Essendo un americano che si occupa di questioni europee devo dire che spesso è frustrante il rapporto con gli alleati europei. Spesso noi ci vediamo come dei contadini che spendono molto tempo a lavorare duramente la terra e si chiedono perché lo fanno. E il perché l'abbiamo scoperto in questi giorni quando il fiore è sbocciato, quando gli alleati europei di propria iniziativa hanno applicato l'articolo 5 del trattato. E' stata una cosa bellissima per noi americani e ci sentiamo profondamente gratificati e commossi dalla solidarietà dimostrata dai nostri alleati. Quello che chiediamo per prima cosa è una cooperazione tra servizi segreti: dobbiamo sapere esattamente chi ha compiuto questo atto. Se reagiremo in maniera spropositata rischieremo solo di radicalizzare la situazione in Medio Oriente, che è esattamente quello che vuole bin Laden. Se reagiremo troppo poco gli faremo credere che possono compiere impunemente atti così terribili: e anche questa è una cosa che fa il gioco di bin Laden. Quindi dobbiamo provare al resto del mondo che sappiamo chi è stato. Dobbiamo produrre una concatenazione di prove e per farlo abbiamo bisogno di coordinare i servizi di intelligence con gli alleati. La Nato ha un Comitato di intelligence che si incontra regolarmente ma è molto importante avere accesso, per esempio, ai dati del MI5, il servizio segreto britannico che dal periodo imperiale conserva informazioni sull'Afghanistan che noi non abbiamo. Anche il coinvolgimento della Russia, che per la sua amara esperienza in Afghanistan ha molte informazioni, può rivelarsi prezioso.

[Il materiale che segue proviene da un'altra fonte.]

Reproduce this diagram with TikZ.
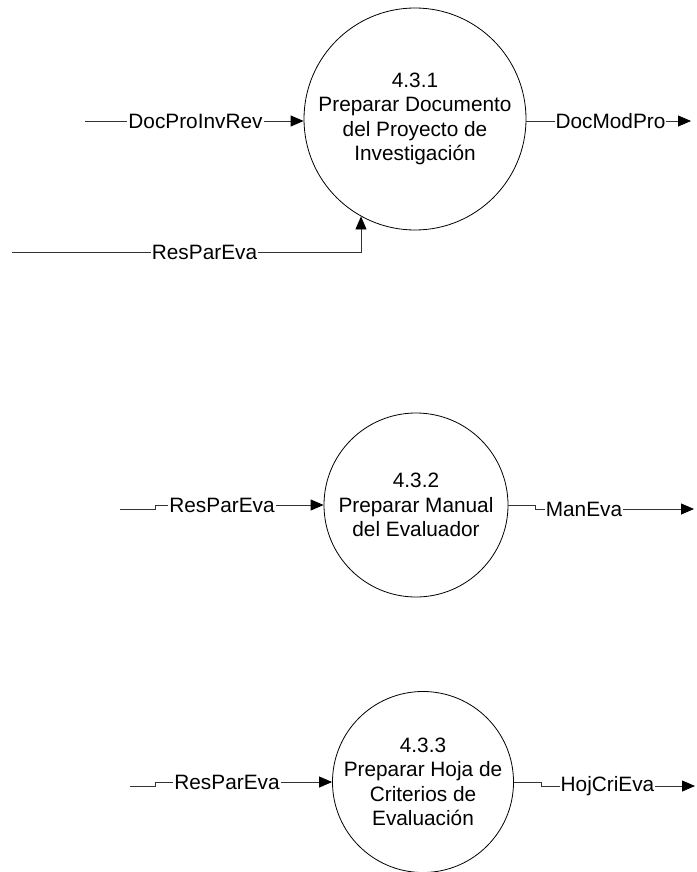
\documentclass[tikz,border=0pt]{standalone}
\usepackage{fontspec}
\setmainfont{Liberation Sans}
\usetikzlibrary{arrows.meta}
\begin{document}
\begin{tikzpicture}[x=1pt,y=-1pt,
  proc/.style={draw=black,line width=0.8pt,circle,inner sep=0pt,align=center,
    font=\fontsize{20.8}{24.4}\selectfont},
  flow/.style={draw=black!80,line width=0.8pt,-{Triangle[length=13pt,width=11pt,fill=black,color=black]}},
  lbl/.style={fill=white,inner sep=1pt,font=\fontsize{20.8}{24.4}\selectfont}]
\useasboundingbox[fill=white] (0,0) rectangle (696,872);

% processes
\node[proc,minimum size=222pt] (c1) at (415,119) {4.3.1\\Preparar Documento\\del Proyecto de\\Investigación};
\node[proc,minimum size=184pt] (c2) at (416,505) {4.3.2\\Preparar Manual\\del Evaluador};
\node[proc,minimum size=180pt] (c3) at (423,782) {4.3.3\\Preparar Hoja de\\Criterios de\\Evaluación};

% free ends
\coordinate (in1) at (85,121);
\coordinate (out1) at (691,121);
\coordinate (rin1) at (12,252);
\coordinate (in2) at (120,509);
\coordinate (out2) at (694,509);
\coordinate (in3) at (130,786);
\coordinate (out3) at (695,786);

% flows for 4.3.1
\draw[flow] (in1) -- (in1 -| c1.west);
\node[lbl] (l1) at (195.5,121) {DocProInvRev};
\draw[flow] (c1.east |- out1) -- (out1);
\node[lbl] (l2) at (610.5,121) {DocModPro};
\draw[flow] (rin1) -| (c1.-119);
\node[lbl] (l3) at (204.5,252) {ResParEva};

% flows for 4.3.2
\draw[flow] (in2) -- ++(35,0) |- (c2.west);
\node[lbl] (l4) at (222,505) {ResParEva};
\draw[flow] (c2.east) -- ++(27,0) |- (out2);
\node[lbl] (l5) at (584,509) {ManEva};

% flows for 4.3.3
\draw[flow] (in3) -- ++(25,0) |- (c3.west);
\node[lbl] (l6) at (227,782) {ResParEva};
\draw[flow] (c3.east) -- ++(27,0) |- (out3);
\node[lbl] (l7) at (607.5,786) {HojCriEva};
\end{tikzpicture}
\end{document}
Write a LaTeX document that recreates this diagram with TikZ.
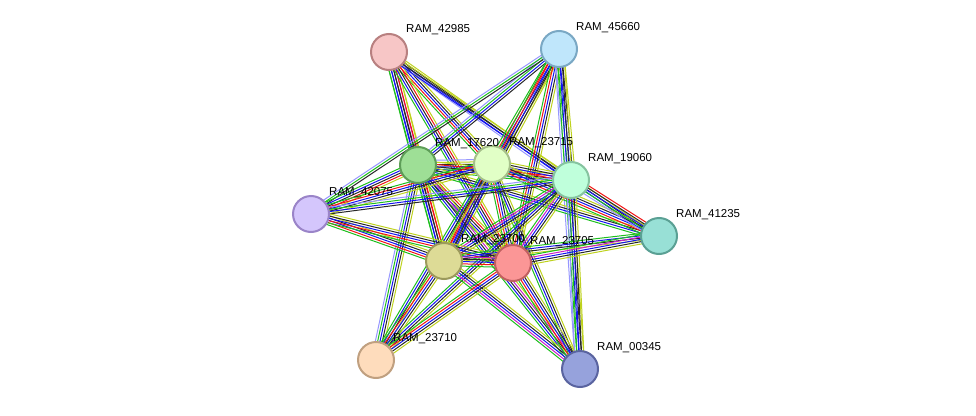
\documentclass[tikz,border=0pt]{standalone}
\usepackage{fontspec}
\setmainfont{Liberation Sans}
\usetikzlibrary{calc}
\definecolor{eg}{RGB}{30,190,30}
\definecolor{eb}{RGB}{20,20,240}
\definecolor{ek}{RGB}{40,40,40}
\definecolor{er}{RGB}{240,20,20}
\definecolor{ey}{RGB}{190,210,30}
\definecolor{em}{RGB}{200,30,200}
\definecolor{el}{RGB}{150,150,255}
\tikzset{
  prot/.style={circle,minimum size=36pt,inner sep=0pt,line width=2pt},
  lab/.style={anchor=south west,font=\fontsize{11.5}{12}\selectfont,inner sep=1pt},
  eline/.style={line width=1pt}
}
\newcommand\bund[3]{%
  \foreach \c [count=\i] in {#3}{%
    \pgfmathsetmacro\o{(\i-3)*2.3}%
    \draw[eline,\c] ($(#1)!\o pt!90:(#2)$) -- ($(#2)!\o pt!-90:(#1)$);}}
\begin{document}
\begin{tikzpicture}[x=1pt,y=-1pt]
\useasboundingbox (0,0) rectangle (976,415);
\coordinate (a) at (389,52);
\coordinate (b) at (559,49);
\coordinate (c) at (418,165);
\coordinate (d) at (492,164);
\coordinate (e) at (571,180);
\coordinate (f) at (311,214);
\coordinate (g) at (659,236);
\coordinate (h) at (444,261);
\coordinate (i) at (513,263);
\coordinate (j) at (376,360);
\coordinate (k) at (580,369);
% edges
\bund{a}{c}{eg,eb,ek,em,ey}
\bund{a}{d}{eg,er,eb,ek,ey}
\bund{a}{h}{eg,eb,ek,er,ey}
\bund{a}{i}{eg,eb,ek,er,ey}
\bund{a}{e}{el,eb,ek,ey}
\bund{a}{g}{eb,ek,ey}
\bund{b}{c}{el,eg,eb,ek}
\bund{b}{d}{eg,er,eb,ek,ey}
\bund{b}{h}{eg,er,eb,ek,ey}
\bund{b}{i}{eg,er,eb,ek,ey}
\bund{b}{e}{el,eg,eb,ek,ey}
\bund{b}{k}{el,eg,eb,ek,ey}
\bund{b}{f}{el,eg,ek}
\bund{c}{d}{eg,eb,ek,ey,el}
\bund{c}{e}{eg,eb,ek,er,ey}
\bund{c}{f}{eg,eb,ek,er,ey}
\bund{c}{g}{eg,eb,ek,ey}
\bund{c}{h}{eg,eb,ek,er,ey}
\bund{c}{i}{eg,eb,ek,er,ey}
\bund{c}{j}{el,eg,eb,ek,ey}
\bund{c}{k}{eg,eb,ek,em,ey}
\bund{d}{e}{eg,er,eb,ek,ey}
\bund{d}{f}{eg,er,eb,ek,ey}
\bund{d}{g}{eg,er,eb,ek,ey}
\bund{d}{h}{eg,er,eb,ek,eb}
\bund{d}{i}{eg,er,eb,ek,ey}
\bund{d}{j}{eg,eb,ek,ey}
\bund{d}{k}{eg,eb,ek,ey}
\bund{e}{f}{el,eg,eb,ek}
\bund{e}{g}{el,eg,eb,ek,er}
\bund{e}{h}{eg,em,eb,ek,ey}
\bund{e}{i}{eg,em,eb,ek,ey}
\bund{e}{j}{eg,eb,ek,ey}
\bund{e}{k}{el,eg,eb,ek,ey}
\bund{f}{h}{eg,er,eb,ek,ey}
\bund{f}{i}{eg,er,eb,ek,ey}
\bund{g}{h}{eg,eb,ek,ey}
\bund{g}{i}{eg,em,eb,ek,ey}
\bund{h}{i}{eg,er,eb,ek,em}
\bund{h}{j}{eg,er,eb,ek,ey}
\bund{h}{k}{eg,em,eb,ek,ey}
\bund{i}{j}{eg,er,eb,ek,ey}
\bund{i}{k}{eg,er,eb,ek,ey}
% nodes
\node[prot,fill={rgb,255:red,247;green,198;blue,198},draw={rgb,255:red,184;green,128;blue,128}] (A) at (a) {};
\node[prot,fill={rgb,255:red,191;green,230;blue,251},draw={rgb,255:red,122;green,168;blue,196}] (B) at (b) {};
\node[prot,fill={rgb,255:red,158;green,223;blue,150},draw={rgb,255:red,94;green,158;blue,88}] (C) at (c) {};
\node[prot,fill={rgb,255:red,225;green,255;blue,198},draw={rgb,255:red,166;green,192;blue,138}] (D) at (d) {};
\node[prot,fill={rgb,255:red,191;green,255;blue,219},draw={rgb,255:red,134;green,196;blue,160}] (E) at (e) {};
\node[prot,fill={rgb,255:red,212;green,198;blue,252},draw={rgb,255:red,154;green,132;blue,200}] (F) at (f) {};
\node[prot,fill={rgb,255:red,152;green,224;blue,214},draw={rgb,255:red,90;green,160;blue,148}] (G) at (g) {};
\node[prot,fill={rgb,255:red,221;green,219;blue,150},draw={rgb,255:red,156;green,154;blue,92}] (H) at (h) {};
\node[prot,fill={rgb,255:red,251;green,150;blue,150},draw={rgb,255:red,192;green,96;blue,96}] (I) at (i) {};
\node[prot,fill={rgb,255:red,254;green,220;blue,188},draw={rgb,255:red,192;green,160;blue,128}] (J) at (j) {};
\node[prot,fill={rgb,255:red,150;green,162;blue,220},draw={rgb,255:red,90;green,100;blue,160}] (K) at (k) {};
% labels
\node[lab] (LA) at ($(a)+(16,-16)$) {RAM\_42985};
\node[lab] (LB) at ($(b)+(16,-15)$) {RAM\_45660};
\node[lab] (LC) at ($(c)+(16,-15)$) {RAM\_17620};
\node[lab] (LD) at ($(d)+(16,-15)$) {RAM\_23715};
\node[lab] (LE) at ($(e)+(16,-15)$) {RAM\_19060};
\node[lab] (LF) at ($(f)+(17,-15)$) {RAM\_42075};
\node[lab] (LG) at ($(g)+(16,-15)$) {RAM\_41235};
\node[lab] (LH) at ($(h)+(16,-15)$) {RAM\_23700};
\node[lab] (LI) at ($(i)+(16,-15)$) {RAM\_23705};
\node[lab] (LJ) at ($(j)+(16,-15)$) {RAM\_23710};
\node[lab] (LK) at ($(k)+(16,-15)$) {RAM\_00345};
\end{tikzpicture}
\end{document}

In queste ore Silvio Berlusconi ha espresso la massima solidarietà al vostro paese. Ritenete che la politica estera italiana sia stata sempre coerente e leale nei confronti degli Alleati?

Penso che l'Italia sia uno degli alleati principali dell'America. In tutto il mondo non c'è un alleato più vicino agli Stati Uniti di Berlusconi. So che il presidente Bush lo considera un'anima gemella sul piano ideologico ma anche su quello politico, e con lui l'Italia si è spostata su posizioni ancora più filoamericane. Berlusconi è un europeo di stile americano, è un self made man, è un imprenditore, capisce i vantaggi della libertà ed è sempre stato un filoamericano convinto. Apprezziamo davvero la sua solidarietà e quella del governo italiano e lo consideriamo un grande amico degli Usa. 

L'Italia è un paese di frontiera. Nuclei terroristici legati all'estremismo islamico transitano e stazionano anche sul nostro territorio. Quali misure devremmo adottare?

Penso che questo sia un esempio perfetto di un campo in cui possiamo coordinare gli sforzi. Confermo che in passato molti terroristi hanno transitato in Italia e molti sono venuti negli Stati Uniti e dovremo coordinare le operazioni concretamente. Per combattere questo fenomeno, dovremo condividere le informazioni, scoprire come queste persone entrano e quindi adottare degli standard uniformi nell'ambito dell'alleanza. Credo che l'Italia e gli Stati Uniti abbiano molto da insegnarsi a vicenda.

Pochi minuti fa è arrivata la notizia che l'America sta richiamando i riservisti. State per attaccare?

Quando queste cose accadono, all'inizio si pensa che ci vorranno mesi per organizzare un attacco. Ma la raccolta delle prove è stata molto più rapida e credo che sarà una questione di settimane, forse di giorni. Il ciclo sta accelerando e io penso che sì, attaccheremo.